LES NOUVELLES HALLUCINATIONS DE LUCAS CRANACH L'ANCIEN
Lors de notre première tournée à Londres en 1988, nous sommes tombés en arrêt, à la National Gallery, devant une petite princesse peinte par Lucas Cranach l’Ancien, qui a fait de nombreux portraits de cour. Le tableau montre quelqu’un d’ambigu, à l’âge incertain, une jeune femme déjà vieille, et pas vraiment sortie de l’enfance. La façon dont elle regarde, la manière dont le peintre l’a saisie et chargée, laisse voir un ange autant qu’une criminelle, avec un décalage du sujet à sa représentation, comme si cette personne n’était pas vraiment là, comme si elle n’était pas concernée par le tableau dont elle constitue le sujet central. Cela créait une théâtralité de l’étrange dans laquelle nous nous sommes engouffrés. Le trouble venait sans doute aussi de la tension entre le rendu très précis et minutieux du tableau et une figure au regard intrigant, brouillé de sous entendus. On ne sait absolument pas ce qu’elle pense. Cela a ouvert en nous tout un intérêt pour la peinture maniériste et les motifs de la Renaissance.

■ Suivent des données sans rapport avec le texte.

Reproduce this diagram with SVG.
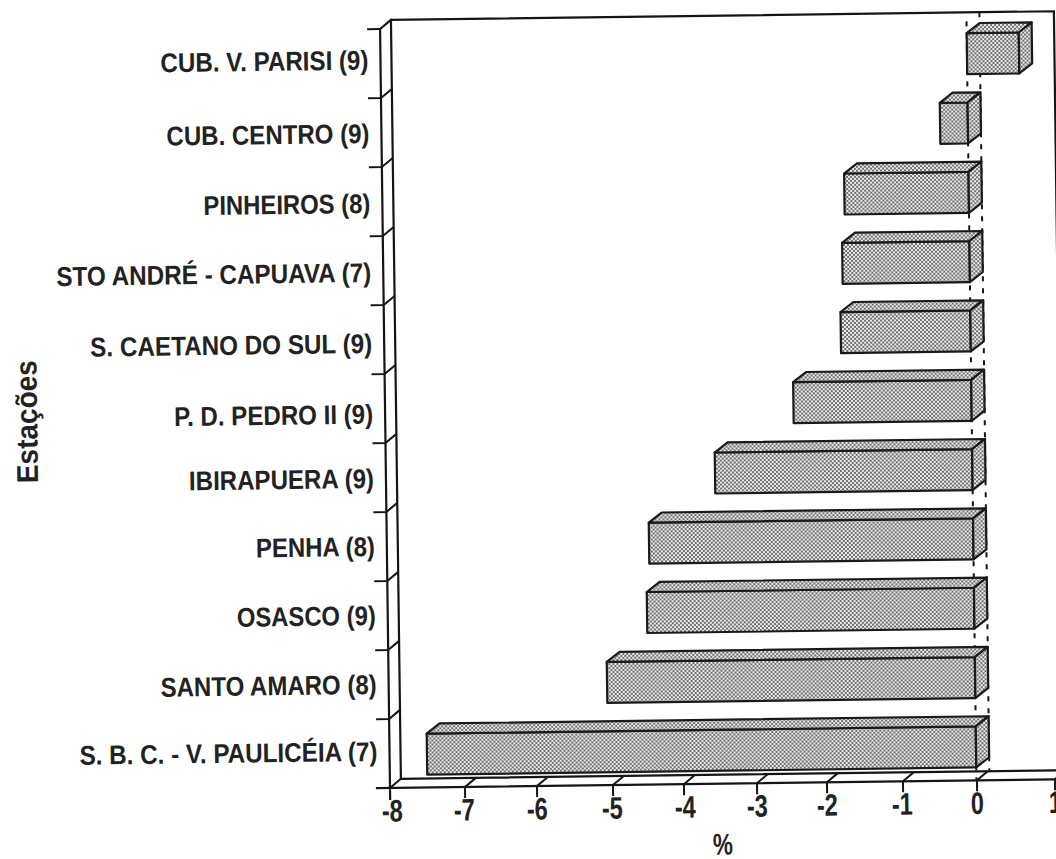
<svg xmlns="http://www.w3.org/2000/svg" width="1056" height="859" viewBox="0 0 1056 859">
<style>
.ax{stroke:#151515;stroke-width:2.2;fill:none;stroke-linecap:square}
.tk{stroke:#151515;stroke-width:2;fill:none}
.zero{stroke:#151515;stroke-width:2;stroke-dasharray:5 7;fill:none}
.bar{fill:url(#dots);stroke:#1a1a1a;stroke-width:2.2;stroke-linejoin:round}
.lbl{font-family:"Liberation Sans",Arial,sans-serif;font-weight:bold;font-size:27px;fill:#222;text-anchor:end}
.num{font-family:"Liberation Sans",Arial,sans-serif;font-weight:bold;font-size:31px;fill:#222;text-anchor:middle}
.ttl{font-family:"Liberation Sans",Arial,sans-serif;font-weight:bold;font-size:30px;fill:#222;text-anchor:middle}
</style>
<defs>
<pattern id="dots" width="4" height="4" patternUnits="userSpaceOnUse">
<rect width="4" height="4" fill="#ececec"/>
<circle cx="1" cy="1" r="0.95" fill="#3a3a3a"/>
<circle cx="3" cy="3" r="0.95" fill="#3a3a3a"/>
</pattern>
</defs>
<rect width="1056" height="859" fill="#ffffff"/>
<g transform="rotate(-0.75 390 788)">
<g id="axes">
<path class="ax" d="M401,20 V779 M401,20 H1064 V779 M401,779 H1075 M390,29 V799 M377,788 H1075 M390,29 L401,20"/>
<path class="zero" d="M976.5,29 V788 M989.5,20 V779"/>
<path class="tk" d="M377,29 H390 M377,98 H390 L401,89 M377,167 H390 L401,158 M377,236 H390 L401,227 M377,305 H390 L401,296 M377,374 H390 L401,365 M377,443 H390 L401,434 M377,512 H390 L401,503 M377,581 H390 L401,572 M377,650 H390 L401,641 M377,719 H390 L401,710"/>
<path class="tk" d="M390,788 L401,779 M465,799 V788 L476,779 M537,799 V788 L548,779 M613,799 V788 L624,779 M684,799 V788 L695,779 M757,799 V788 L768,779 M827,799 V788 L838,779 M903,799 V788 L914,779 M977,799 V788 L988,779 M1055,799 V788 L1066,779"/>
</g>
<g id="xlabels">
<text class="num" x="392" y="821.5" textLength="21" lengthAdjust="spacingAndGlyphs">-8</text>
<text class="num" x="464" y="821.5" textLength="21" lengthAdjust="spacingAndGlyphs">-7</text>
<text class="num" x="537" y="821.5" textLength="21" lengthAdjust="spacingAndGlyphs">-6</text>
<text class="num" x="612" y="821.5" textLength="21" lengthAdjust="spacingAndGlyphs">-5</text>
<text class="num" x="685" y="821.5" textLength="21" lengthAdjust="spacingAndGlyphs">-4</text>
<text class="num" x="757" y="821.5" textLength="21" lengthAdjust="spacingAndGlyphs">-3</text>
<text class="num" x="827" y="821.5" textLength="21" lengthAdjust="spacingAndGlyphs">-2</text>
<text class="num" x="902" y="821.5" textLength="21" lengthAdjust="spacingAndGlyphs">-1</text>
<text class="num" x="977" y="821.5" textLength="13" lengthAdjust="spacingAndGlyphs">0</text>
<text class="num" x="1055" y="821.5" textLength="13" lengthAdjust="spacingAndGlyphs">1</text>
<text class="ttl" x="722" y="859" textLength="20" lengthAdjust="spacingAndGlyphs">%</text>
<text class="ttl" transform="translate(42,417) rotate(-90)" x="0" y="0" textLength="123" lengthAdjust="spacingAndGlyphs">Estações</text>
</g>
<g id="bar-cub-v-parisi">
<rect class="bar" x="976.5" y="40.8" width="52.1" height="41"/>
<polygon class="bar" points="976.5,40.8 1028.6,40.8 1041.6,30.8 989.5,30.8"/>
<polygon class="bar" points="1028.6,40.8 1041.6,30.8 1041.6,71.8 1028.6,81.8"/>
<text class="lbl" x="378" y="69.3" textLength="208" lengthAdjust="spacingAndGlyphs">CUB. V. PARISI (9)</text>
</g>
<g id="bar-cub-centro">
<rect class="bar" x="948.7" y="110.1" width="27.8" height="41"/>
<polygon class="bar" points="948.7,110.1 976.5,110.1 989.5,100.1 961.7,100.1"/>
<polygon class="bar" points="976.5,110.1 989.5,100.1 989.5,141.1 976.5,151.1"/>
<text class="lbl" x="378" y="142.7" textLength="203" lengthAdjust="spacingAndGlyphs">CUB. CENTRO (9)</text>
</g>
<g id="bar-pinheiros">
<rect class="bar" x="852.1" y="179.5" width="124.4" height="41"/>
<polygon class="bar" points="852.1,179.5 976.5,179.5 989.5,169.5 865.1,169.5"/>
<polygon class="bar" points="976.5,179.5 989.5,169.5 989.5,210.5 976.5,220.5"/>
<text class="lbl" x="378" y="212.7" textLength="167" lengthAdjust="spacingAndGlyphs">PINHEIROS (8)</text>
</g>
<g id="bar-sto-andre">
<rect class="bar" x="849.2" y="248.8" width="127.3" height="41"/>
<polygon class="bar" points="849.2,248.8 976.5,248.8 989.5,238.8 862.2,238.8"/>
<polygon class="bar" points="976.5,248.8 989.5,238.8 989.5,279.8 976.5,289.8"/>
<text class="lbl" x="378" y="281.7" textLength="315" lengthAdjust="spacingAndGlyphs">STO ANDRÉ - CAPUAVA (7)</text>
</g>
<g id="bar-s-caetano">
<rect class="bar" x="846.7" y="318.1" width="129.8" height="41"/>
<polygon class="bar" points="846.7,318.1 976.5,318.1 989.5,308.1 859.7,308.1"/>
<polygon class="bar" points="976.5,318.1 989.5,308.1 989.5,349.1 976.5,359.1"/>
<text class="lbl" x="378" y="352.7" textLength="282" lengthAdjust="spacingAndGlyphs">S. CAETANO DO SUL (9)</text>
</g>
<g id="bar-pd-pedro">
<rect class="bar" x="798.4" y="387.5" width="178.1" height="41"/>
<polygon class="bar" points="798.4,387.5 976.5,387.5 989.5,377.5 811.4,377.5"/>
<polygon class="bar" points="976.5,387.5 989.5,377.5 989.5,418.5 976.5,428.5"/>
<text class="lbl" x="378" y="423.3" textLength="199" lengthAdjust="spacingAndGlyphs">P. D. PEDRO II (9)</text>
</g>
<g id="bar-ibirapuera">
<rect class="bar" x="719.1" y="456.8" width="257.4" height="41"/>
<polygon class="bar" points="719.1,456.8 976.5,456.8 989.5,446.8 732.1,446.8"/>
<polygon class="bar" points="976.5,456.8 989.5,446.8 989.5,487.8 976.5,497.8"/>
<text class="lbl" x="378" y="487.7" textLength="185" lengthAdjust="spacingAndGlyphs">IBIRAPUERA (9)</text>
</g>
<g id="bar-penha">
<rect class="bar" x="652.2" y="526.1" width="324.3" height="41"/>
<polygon class="bar" points="652.2,526.1 976.5,526.1 989.5,516.1 665.2,516.1"/>
<polygon class="bar" points="976.5,526.1 989.5,516.1 989.5,557.1 976.5,567.1"/>
<text class="lbl" x="378" y="555.7" textLength="119" lengthAdjust="spacingAndGlyphs">PENHA (8)</text>
</g>
<g id="bar-osasco">
<rect class="bar" x="649.3" y="595.4" width="327.2" height="41"/>
<polygon class="bar" points="649.3,595.4 976.5,595.4 989.5,585.4 662.3,585.4"/>
<polygon class="bar" points="976.5,595.4 989.5,585.4 989.5,626.4 976.5,636.4"/>
<text class="lbl" x="378" y="624.7" textLength="139" lengthAdjust="spacingAndGlyphs">OSASCO (9)</text>
</g>
<g id="bar-santo-amaro">
<rect class="bar" x="608.4" y="664.8" width="368.1" height="41"/>
<polygon class="bar" points="608.4,664.8 976.5,664.8 989.5,654.8 621.4,654.8"/>
<polygon class="bar" points="976.5,664.8 989.5,654.8 989.5,695.8 976.5,705.8"/>
<text class="lbl" x="378" y="693.7" textLength="216" lengthAdjust="spacingAndGlyphs">SANTO AMARO (8)</text>
</g>
<g id="bar-sbc">
<rect class="bar" x="427.4" y="734.1" width="549.1" height="41"/>
<polygon class="bar" points="427.4,734.1 976.5,734.1 989.5,724.1 440.4,724.1"/>
<polygon class="bar" points="976.5,734.1 989.5,724.1 989.5,765.1 976.5,775.1"/>
<text class="lbl" x="378" y="760.7" textLength="298" lengthAdjust="spacingAndGlyphs">S. B. C. - V. PAULICÉIA (7)</text>
</g>
</g>
</svg>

Nous avons voulu approfondir cet espace de trouble, inventer des prolongements ou des transpositions scéniques de l’univers de Cranach, fantasmer la Renaissance, imaginer ce que le personnage avait fait avant et après l’immobilisation sur la toile…
Créé en janvier 1990 au Theater De Synagoge à Tilburg (Pays-Bas) sous le titre De ultieme gevoelens van Lucas Cranach de Oude avec quatre interprètes, le spectacle s’adjoint d’une cinquième interprète dès 1991. Joué plus de 150 fois à travers l’Europe, il est emblématique du travail sur le mouvement et l’image entamé par la Compagnie dès ses débuts.